Further, the saddest and most evil-filled day I think I ever have experienced was the social distancing-mask wearing- no hugging- no consoling graveside funeral for my grandmother in law. My mother in law was sobbing as her mother was put in the ground, and none of us could hug her, kiss her, or treat her as anything other than a potential biohazard. I could not even properly pray in that moment because I was so filled with anger and sadness with what I was witnessing. A complete collapse of what little genuine humanity and love we seem to have left.
People NEED to feel like they help others but the execution is lazy and misguided. Enter governments and nonprofits. By delegating the charity and need to help to those organizations, they end up helping no one, but are able to pat themselves on the back because they helped. Gee, it feels so good to give money to (enter evil nonprofit name here). I helped.
Back to the acceptance of help- I almost always ask people that I see need help or family or friends that need help if I can help them. And almost always I am met with a "thanks, I'm ok". We all need to offer - and accept- help. In doing so both parties are fulfilling the mandate to love our neighbor. On the occasions when i am able to help someone, whether it be my time, my money, or just my words or prayers, I tell that person that it is my privilege to do so and thank them. Because that's what we as humans are supposed to do. Love each other.

Reply
Francis Berger
7/15/2020 13:08:35

@ Michelle - Thanks for the comment.

As you are aware, quarantine measures and other social restrictions have occurred many times throughout history, but the degree to which our current restrictions have been imposed - on the flimsiest of science, on failed predictive models, on healthy people, for a virus that is only slightly more severe than an average flu - is unprecedented.

Masking infuriates me to no end. Most people understand that it is a useless preventative measure, that it does little to protect the wearer or the general public from anything; yet most people feel powerless to resist the pressure to wear one.

I believe the lockdowns are being used primarily to cripple the economy in an effort to hide the recession that had begun well before the birdemic crisis broke.
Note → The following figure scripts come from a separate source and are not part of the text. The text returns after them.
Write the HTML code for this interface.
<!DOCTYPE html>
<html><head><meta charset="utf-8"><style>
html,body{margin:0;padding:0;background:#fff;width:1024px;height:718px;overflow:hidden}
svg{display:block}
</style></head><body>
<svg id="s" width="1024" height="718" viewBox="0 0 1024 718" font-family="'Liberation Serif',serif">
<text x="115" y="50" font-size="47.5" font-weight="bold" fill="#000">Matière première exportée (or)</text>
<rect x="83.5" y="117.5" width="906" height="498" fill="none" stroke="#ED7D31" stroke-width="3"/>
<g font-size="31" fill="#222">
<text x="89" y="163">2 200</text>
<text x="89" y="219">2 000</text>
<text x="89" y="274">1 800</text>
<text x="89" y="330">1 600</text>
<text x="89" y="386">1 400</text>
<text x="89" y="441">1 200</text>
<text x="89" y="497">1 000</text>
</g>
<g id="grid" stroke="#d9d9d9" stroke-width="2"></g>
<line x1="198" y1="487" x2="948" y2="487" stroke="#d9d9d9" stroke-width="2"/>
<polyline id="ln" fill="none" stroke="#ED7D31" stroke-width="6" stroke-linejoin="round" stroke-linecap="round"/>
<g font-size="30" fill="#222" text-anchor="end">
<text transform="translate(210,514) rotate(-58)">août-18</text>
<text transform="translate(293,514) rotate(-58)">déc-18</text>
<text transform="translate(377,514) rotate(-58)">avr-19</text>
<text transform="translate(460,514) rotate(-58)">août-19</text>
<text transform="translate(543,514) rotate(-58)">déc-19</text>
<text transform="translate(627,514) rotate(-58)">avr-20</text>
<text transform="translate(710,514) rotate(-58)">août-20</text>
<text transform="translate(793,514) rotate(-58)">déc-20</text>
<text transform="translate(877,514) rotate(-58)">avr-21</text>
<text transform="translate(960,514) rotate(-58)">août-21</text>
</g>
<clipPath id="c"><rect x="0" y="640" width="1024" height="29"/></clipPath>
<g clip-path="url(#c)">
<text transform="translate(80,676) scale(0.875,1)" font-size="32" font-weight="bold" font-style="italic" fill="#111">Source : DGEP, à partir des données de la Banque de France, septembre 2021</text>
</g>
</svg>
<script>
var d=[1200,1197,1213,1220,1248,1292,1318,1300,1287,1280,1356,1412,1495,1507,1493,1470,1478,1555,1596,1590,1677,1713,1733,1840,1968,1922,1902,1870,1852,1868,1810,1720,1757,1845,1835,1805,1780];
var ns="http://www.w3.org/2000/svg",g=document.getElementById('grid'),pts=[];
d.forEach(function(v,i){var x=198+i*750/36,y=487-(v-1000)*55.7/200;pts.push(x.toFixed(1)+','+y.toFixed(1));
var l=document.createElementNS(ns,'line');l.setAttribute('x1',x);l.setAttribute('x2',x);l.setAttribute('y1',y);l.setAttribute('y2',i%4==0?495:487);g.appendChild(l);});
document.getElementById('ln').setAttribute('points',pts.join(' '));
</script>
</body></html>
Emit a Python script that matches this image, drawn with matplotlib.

It will also serve as a smokescreen for the coming financial meltdown that should have happened back in 2008/09 (but at this rate it might not happen at all and they might just be able to print their way out of anything). Regardless, I hold these to be the primary objectives of LD and SD. Having said that, it is difficult to ignore the demonic humiliation staining it all. The deliberate destruction of human society, primarily at the small scale level. It's as if they wish to create conditions in which love of the neighbor becomes impossible (unless of course it is their version of loving thy neighbor, which entails making yourself vulnerable to mostly hostile foreigners in the name of human kindness, or eternal guilt-induced self-flagellation based on skin color. That sort of 'neighborly love' is officially encouraged and endorsed. But helping your actual proximal neighbor or compatriot do the shopping? What are you? Some kind of careless, homicidal maniac?

I am curious to see how people will respond to a full-fledged second wave lockdown should it come.